The Very Good Home Company Engineering Team
March 21, 2026
4 Min Read

One of the most frequent code violations we uncover during DFW attic extractions is the disconnected bathroom exhaust fan. The builder installed the fan in the bathroom ceiling, but simply laid the flexible exhaust tube down on top of the attic fiberglass, pointing it at a soffit vent, instead of physically cutting a hole through the roof deck.

The Daily Steam Injection

Every time you take a hot, 15-minute shower, the exhaust fan pulls massive amounts of 90°F, 100% humid steam out of the bathroom.

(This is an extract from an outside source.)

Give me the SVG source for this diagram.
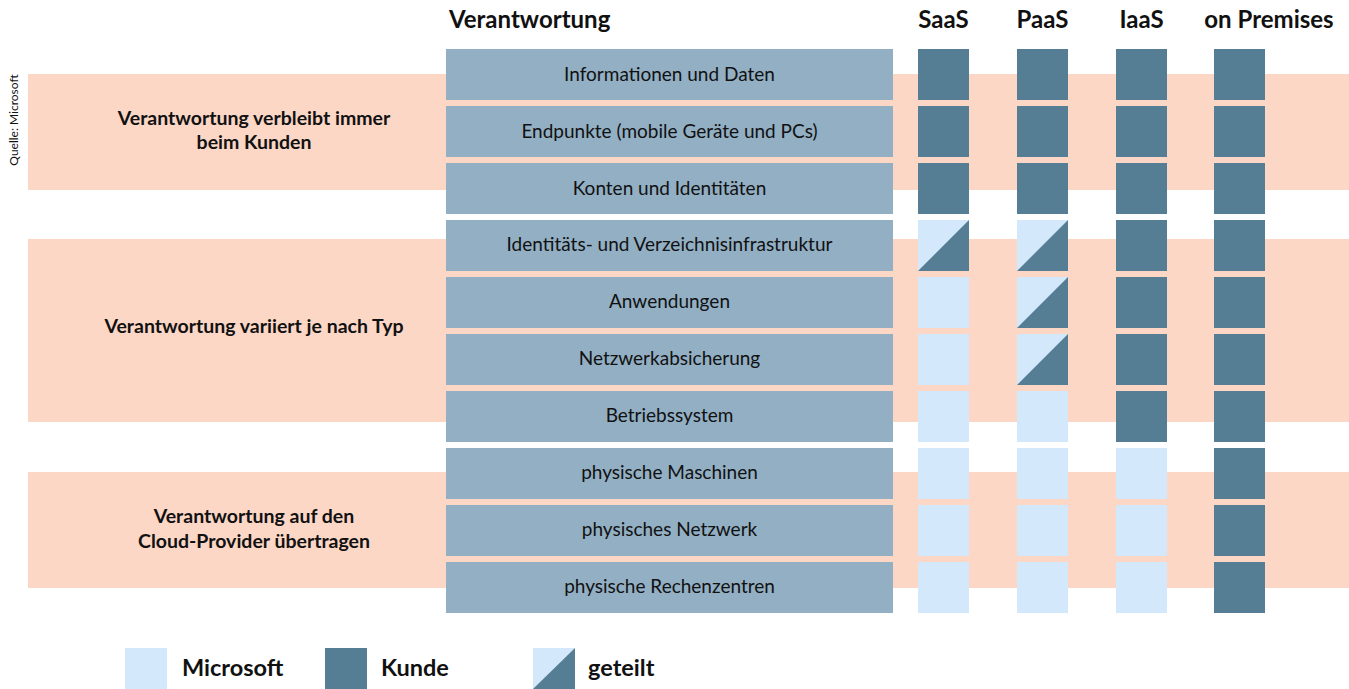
<svg xmlns="http://www.w3.org/2000/svg" width="1349" height="689" viewBox="0 0 1349 689">
<style>
.band{fill:#fcd7c6}
.row{fill:#92afc4}
.k{fill:#557d94}
.m{fill:#d3e8fb}
.hd{font-family:Lato,"Liberation Sans",sans-serif;font-weight:bold;font-size:24px;fill:#111}
.rt{font-family:Lato,"Liberation Sans",sans-serif;font-size:19px;fill:#111;text-anchor:middle}
.bl{font-family:Lato,"Liberation Sans",sans-serif;font-weight:bold;font-size:19.5px;fill:#111;text-anchor:middle}
.lg{font-family:Lato,"Liberation Sans",sans-serif;font-weight:bold;font-size:23.5px;fill:#111}
.src{font-family:Lato,"Liberation Sans",sans-serif;font-size:12px;fill:#111;text-anchor:middle}
</style>
<defs>
<g id="split"><rect width="51" height="51" class="m"/><polygon points="0,51 51,0 51,51" class="k"/></g>
<rect id="dk" width="51" height="51" class="k"/>
<rect id="lt" width="51" height="51" class="m"/>
</defs>
<rect width="1349" height="689" fill="#fff"/>
<text class="src" transform="translate(18,120) rotate(-90)">Quelle: Microsoft</text>
<g id="bands">
<rect class="band" x="28" y="74" width="1321" height="116"/>
<rect class="band" x="28" y="239" width="1321" height="183"/>
<rect class="band" x="28" y="472" width="1321" height="116"/>
</g>
<g id="band-labels">
<text class="bl" x="254" y="125">Verantwortung verbleibt immer</text>
<text class="bl" x="254" y="149">beim Kunden</text>
<text class="bl" x="254" y="333">Verantwortung variiert je nach Typ</text>
<text class="bl" x="254" y="523">Verantwortung auf den</text>
<text class="bl" x="254" y="548">Cloud-Provider übertragen</text>
</g>
<g id="header">
<text class="hd" x="449" y="28">Verantwortung</text>
<text class="hd" x="943.5" y="28" text-anchor="middle">SaaS</text>
<text class="hd" x="1042.5" y="28" text-anchor="middle">PaaS</text>
<text class="hd" x="1141.5" y="28" text-anchor="middle">IaaS</text>
<text class="hd" x="1269" y="28" text-anchor="middle">on Premises</text>
</g>
<g id="rows">
<g id="r1"><rect class="row" x="446" y="49" width="447" height="51"/><text class="rt" x="669.5" y="81">Informationen und Daten</text>
<use href="#dk" x="918" y="49"/><use href="#dk" x="1017" y="49"/><use href="#dk" x="1116" y="49"/><use href="#dk" x="1214" y="49"/></g>
<g id="r2"><rect class="row" x="446" y="106" width="447" height="51"/><text class="rt" x="669.5" y="138">Endpunkte (mobile Geräte und PCs)</text>
<use href="#dk" x="918" y="106"/><use href="#dk" x="1017" y="106"/><use href="#dk" x="1116" y="106"/><use href="#dk" x="1214" y="106"/></g>
<g id="r3"><rect class="row" x="446" y="163" width="447" height="51"/><text class="rt" x="669.5" y="195">Konten und Identitäten</text>
<use href="#dk" x="918" y="163"/><use href="#dk" x="1017" y="163"/><use href="#dk" x="1116" y="163"/><use href="#dk" x="1214" y="163"/></g>
<g id="r4"><rect class="row" x="446" y="220" width="447" height="51"/><text class="rt" x="669.5" y="251">Identitäts- und Verzeichnisinfrastruktur</text>
<use href="#split" x="918" y="220"/><use href="#split" x="1017" y="220"/><use href="#dk" x="1116" y="220"/><use href="#dk" x="1214" y="220"/></g>
<g id="r5"><rect class="row" x="446" y="277" width="447" height="51"/><text class="rt" x="669.5" y="308">Anwendungen</text>
<use href="#lt" x="918" y="277"/><use href="#split" x="1017" y="277"/><use href="#dk" x="1116" y="277"/><use href="#dk" x="1214" y="277"/></g>
<g id="r6"><rect class="row" x="446" y="334" width="447" height="51"/><text class="rt" x="669.5" y="365">Netzwerkabsicherung</text>
<use href="#lt" x="918" y="334"/><use href="#split" x="1017" y="334"/><use href="#dk" x="1116" y="334"/><use href="#dk" x="1214" y="334"/></g>
<g id="r7"><rect class="row" x="446" y="391" width="447" height="51"/><text class="rt" x="669.5" y="422">Betriebssystem</text>
<use href="#lt" x="918" y="391"/><use href="#lt" x="1017" y="391"/><use href="#dk" x="1116" y="391"/><use href="#dk" x="1214" y="391"/></g>
<g id="r8"><rect class="row" x="446" y="448" width="447" height="51"/><text class="rt" x="669.5" y="479">physische Maschinen</text>
<use href="#lt" x="918" y="448"/><use href="#lt" x="1017" y="448"/><use href="#lt" x="1116" y="448"/><use href="#dk" x="1214" y="448"/></g>
<g id="r9"><rect class="row" x="446" y="505" width="447" height="51"/><text class="rt" x="669.5" y="536">physisches Netzwerk</text>
<use href="#lt" x="918" y="505"/><use href="#lt" x="1017" y="505"/><use href="#lt" x="1116" y="505"/><use href="#dk" x="1214" y="505"/></g>
<g id="r10"><rect class="row" x="446" y="562" width="447" height="51"/><text class="rt" x="669.5" y="593">physische Rechenzentren</text>
<use href="#lt" x="918" y="562"/><use href="#lt" x="1017" y="562"/><use href="#lt" x="1116" y="562"/><use href="#dk" x="1214" y="562"/></g>
</g>
<g id="legend">
<rect class="m" x="125" y="648" width="42" height="41"/><text class="lg" x="182" y="676">Microsoft</text>
<rect class="k" x="325" y="648" width="42" height="41"/><text class="lg" x="381" y="676">Kunde</text>
<rect class="m" x="533" y="648" width="42" height="41"/><polygon class="k" points="533,689 575,648 575,689"/><text class="lg" x="588" y="676">geteilt</text>
</g>
<g id="connectors"/>
</svg>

If that tube ends inside the attic, you are literally dumping gallons of vaporized water directly onto the wood roof decking and paper-backed insulation underneath.

The Consequence

Over 3 years, that daily localized steam injection rots the plywood roof deck from the inside out and cultivates a massive, localized bloom of black mold directly over the master bathroom.

The Required Fix

The flexible duct must be mechanically attached to a dedicated, flappered roof vent. The steam must physically exit the house through the shingles into the outside atmosphere. A professional insulation team fixes this routing before pouring new fiberglass.